Fraud losses incurred by banks and merchants on all credit, debit and prepaid general-purpose and private-label payment cards issued worldwide reached $21.84 billion last year when global card volume totaled $31.31 trillion, according to The Nilson Report.
In a press release, The Nilson Report said this means that, for every $100 in volume, 6.97 cents was fraudulent, up from 6.21 cents per $100 in 2014. Fraud, which grew by 20.6 percent, outpaced volume, which grew by 7.3 percent.
The U.S. accounted for 38.7 percent, or $8.45 billion, of gross card fraud losses worldwide, while generating only 22.9 percent of total global purchase and cash volume. U.S. fraud reached 11.76¢ per $100 last year. Fraud losses occur from counterfeit cards at the point of sale and ATMs, card-not-present transactions (made online or via mail, telephone, a social network or mobile app), fraudulent applications, lost and stolen cards and other smaller categories.
Losses to card issuers reached $15.72 billion, or 72 percent, of gross fraud losses worldwide. Merchants and acquirers lost the remaining $6.12 billion, or 28 percent, of the total. Issuers absorbed the majority of fraud losses last year. Issuer losses occur mainly from counterfeit credit and debit cards used at the point of sale and ATMs.
“The industry’s best defense against counterfeit fraud are EMV cards and the terminals needed to read their chips,” said David Robertson, publisher of The Nilson Report, in the press release. “EMV has been steadily penetrating dozens of countries, but in the U.S., where issuers poured EMV cards into the market, merchants lagged in deploying terminals.”
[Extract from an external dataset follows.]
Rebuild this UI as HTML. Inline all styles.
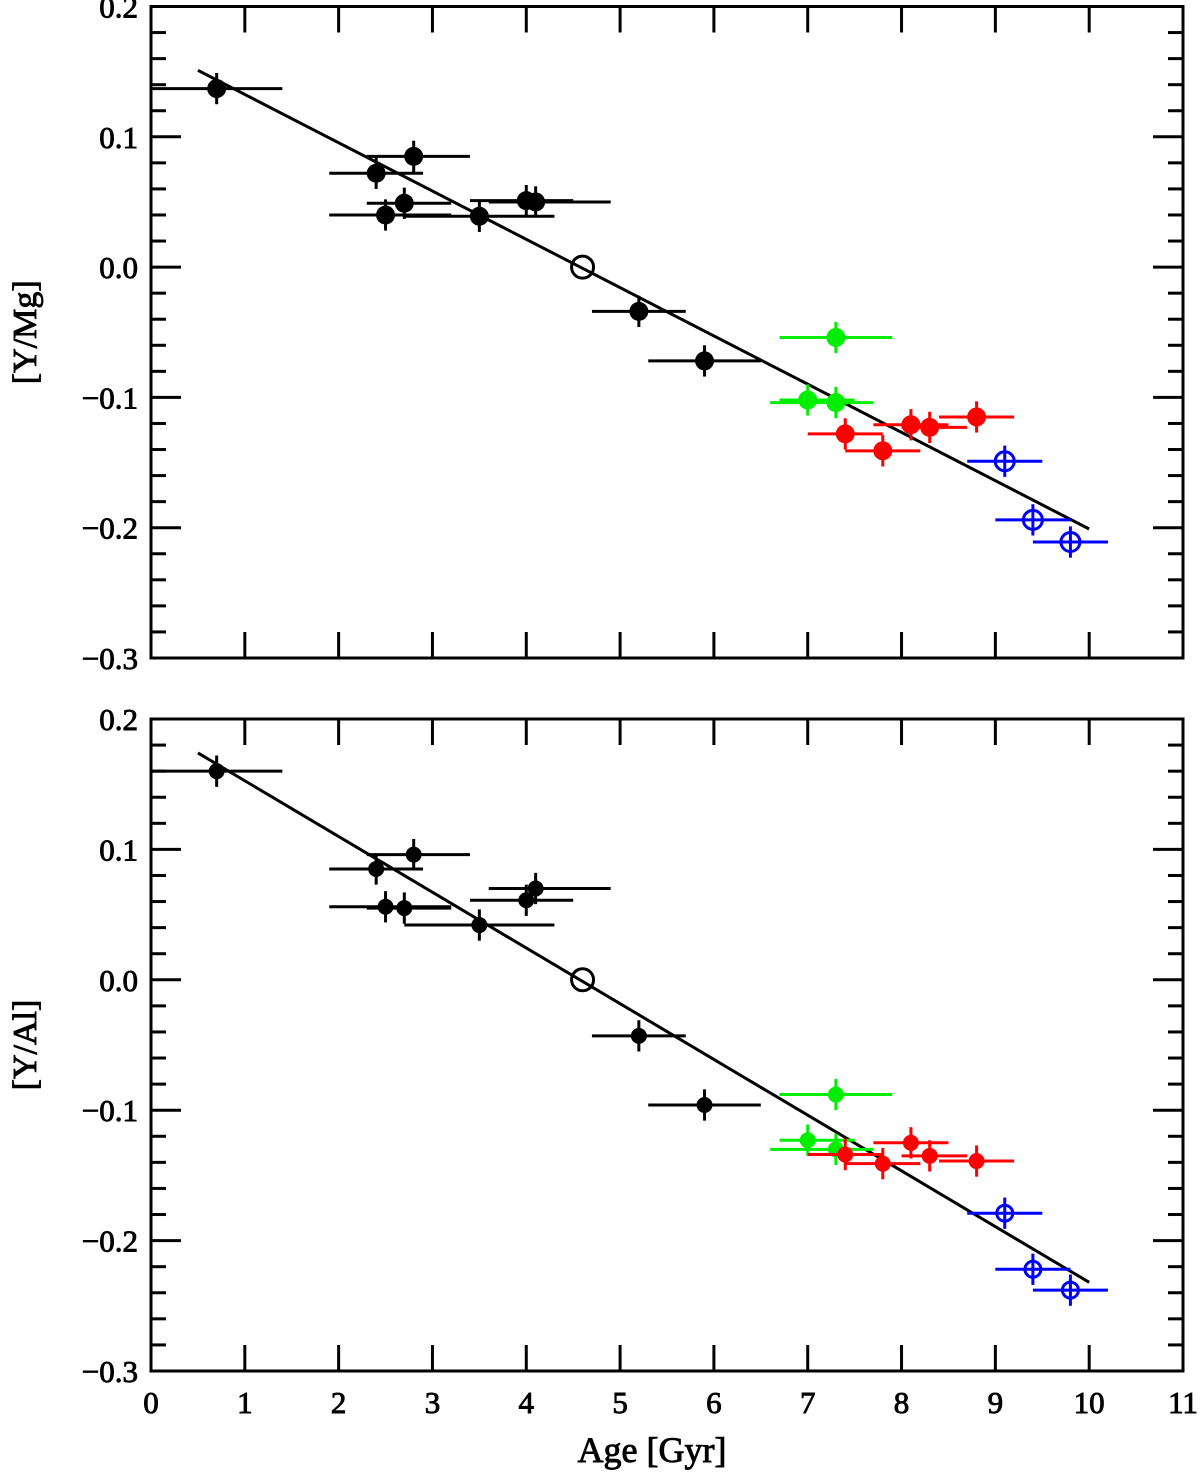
<!DOCTYPE html>
<html><head><meta charset="utf-8"><style>
html,body{margin:0;padding:0;background:#fff}
svg{display:block}
text{font-family:"Liberation Serif",serif;font-weight:normal;fill:#000;stroke:#000;stroke-width:0.9}
</style></head><body>
<svg id="chart" width="1200" height="1473" viewBox="0 0 1200 1473" xmlns="http://www.w3.org/2000/svg"></svg>
<script>
// ---- data ----
const mgAge   = [0.7,2.4,2.8,2.5,2.7,3.5,4.0,4.1,5.2,5.9, 7.0,7.3,7.3, 7.4,7.8,8.1,8.3,8.8, 9.1,9.4,9.8];
const mgVal   = [0.137,0.072,0.085,0.040,0.049,0.039,0.051,0.050,-0.034,-0.072, -0.102,-0.104,-0.054, -0.128,-0.141,-0.121,-0.123,-0.115, -0.149,-0.194,-0.211];
const alVal   = [0.160,0.085,0.096,0.056,0.055,0.042,0.061,0.070,-0.043,-0.096, -0.123,-0.130,-0.088, -0.134,-0.141,-0.125,-0.135,-0.139, -0.179,-0.222,-0.238];
const ageLo   = [0.0,1.9,2.3,1.9,2.3,2.7,3.4,3.6,4.7,5.3, 6.7,6.6,6.7, 7.0,7.4,7.7,8.0,8.4, 8.7,9.0,9.4];
const ageHi   = [1.4,2.9,3.4,3.2,3.2,4.3,4.5,4.9,5.7,6.5, 7.5,7.7,7.9, 7.8,8.2,8.5,8.7,9.2, 9.5,9.8,10.2];
const group   = ["k","k","k","k","k","k","k","k","k","k","g","g","g","r","r","r","r","r","b","b","b"];
const yErr    = 0.012;
const mgFit   = [[0.5,0.151],[10,-0.201]];
const alFit   = [[0.5,0.174],[10,-0.232]];
const xTicks  = [0,1,2,3,4,5,6,7,8,9,10,11];
const yTicks  = [0.2,0.1,0.0,-0.1,-0.2,-0.3];
const yTickLabels = ["0.2","0.1","0.0","\u22120.1","\u22120.2","\u22120.3"];

const colors = {k:"#000",g:"#00ee00",r:"#ff0000",b:"#0000ff"};
const NS="http://www.w3.org/2000/svg";
const svg=document.getElementById('chart');
const L=151, R=1183;
const xs=v=>L+(v-0)*(R-L)/11;
function mk(tag,attrs,parent){const e=document.createElementNS(NS,tag);for(const k in attrs)e.setAttribute(k,attrs[k]);(parent||svg).appendChild(e);return e;}

function panel(name, top, bottom, vals, fit, title, rad){
  const g=mk('g',{});
  
  
  const ys=v=>top+(0.2-v)*(bottom-top)/0.5;
  const fr=mk('rect',{x:L,y:top,width:R-L,height:bottom-top,fill:'none',stroke:'#000','stroke-width':3},g);
  
  
  for(let i=0;i<=25;i++){
    const v=0.2-i*0.02, y=ys(v), len=(i%5===0)?30:15;
    mk('line',{x1:L,x2:L+len,y1:y,y2:y,stroke:'#000','stroke-width':3},g);
    mk('line',{x1:R,x2:R-len,y1:y,y2:y,stroke:'#000','stroke-width':3},g);
  }
  yTicks.forEach((v,i)=>{
    const t=mk('text',{x:138,y:ys(v)+11,'text-anchor':'end','font-size':31},g);
    t.textContent=yTickLabels[i];
    
    
  });
  xTicks.forEach(v=>{
    const x=xs(v);
    mk('line',{x1:x,x2:x,y1:bottom,y2:bottom-26,stroke:'#000','stroke-width':3},g);
    mk('line',{x1:x,x2:x,y1:top,y2:top+26,stroke:'#000','stroke-width':3},g);
  });
  const yt=mk('text',{x:0,y:0,'text-anchor':'middle','font-size':34,transform:`translate(36,${(top+bottom)/2}) rotate(-90)`},g);
  yt.textContent=title;
  
  
  const fl=mk('line',{x1:xs(fit[0][0]),y1:ys(fit[0][1]),x2:xs(fit[1][0]),y2:ys(fit[1][1]),stroke:'#000','stroke-width':3},g);
  
  
  mgAge.forEach((a,i)=>{
    const c=colors[group[i]], x=xs(a), y=ys(vals[i]);
    const pg=mk('g',{},g);
    
    
    mk('line',{x1:xs(ageLo[i]),x2:xs(ageHi[i]),y1:y,y2:y,stroke:c,'stroke-width':3},pg);
    mk('line',{x1:x,x2:x,y1:ys(vals[i]+yErr),y2:ys(vals[i]-yErr),stroke:c,'stroke-width':3},pg);
    if(group[i]==='b') mk('circle',{cx:x,cy:y,r:rad,fill:'none',stroke:c,'stroke-width':3},pg);
    else mk('circle',{cx:x,cy:y,r:rad,fill:c},pg);
  });
  const s=mk('circle',{cx:xs(4.6),cy:ys(0),r:11,fill:'none',stroke:'#000','stroke-width':3},g);
  
  
}
panel('panel-y-mg',6.5,658,mgVal,mgFit,'[Y/Mg]',9.5);
panel('panel-y-al',719,1371,alVal,alFit,'[Y/Al]',8);
xTicks.forEach(v=>{
  const t=mk('text',{x:xs(v),y:1413,'text-anchor':'middle','font-size':31});
  t.textContent=String(v);
  
  
});
const xt=mk('text',{x:652,y:1462,'text-anchor':'middle','font-size':36});
xt.textContent='Age [Gyr]';


</script>
</body></html>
By year-end 2015, EMV-compliant cards handled nearly 36 percent of Visa, Mastercard, UnionPay, Discover/Diners, JCB and American Express card transactions worldwide. In the U.S., compliant transactions accounted for less than 2 percent of the total. By 2020, card fraud worldwide is expected to total $31.67 billion. Even though fraud has worsened every year this decade, it is still lower than the peak years of the 1970s when measured as basis points of total volume.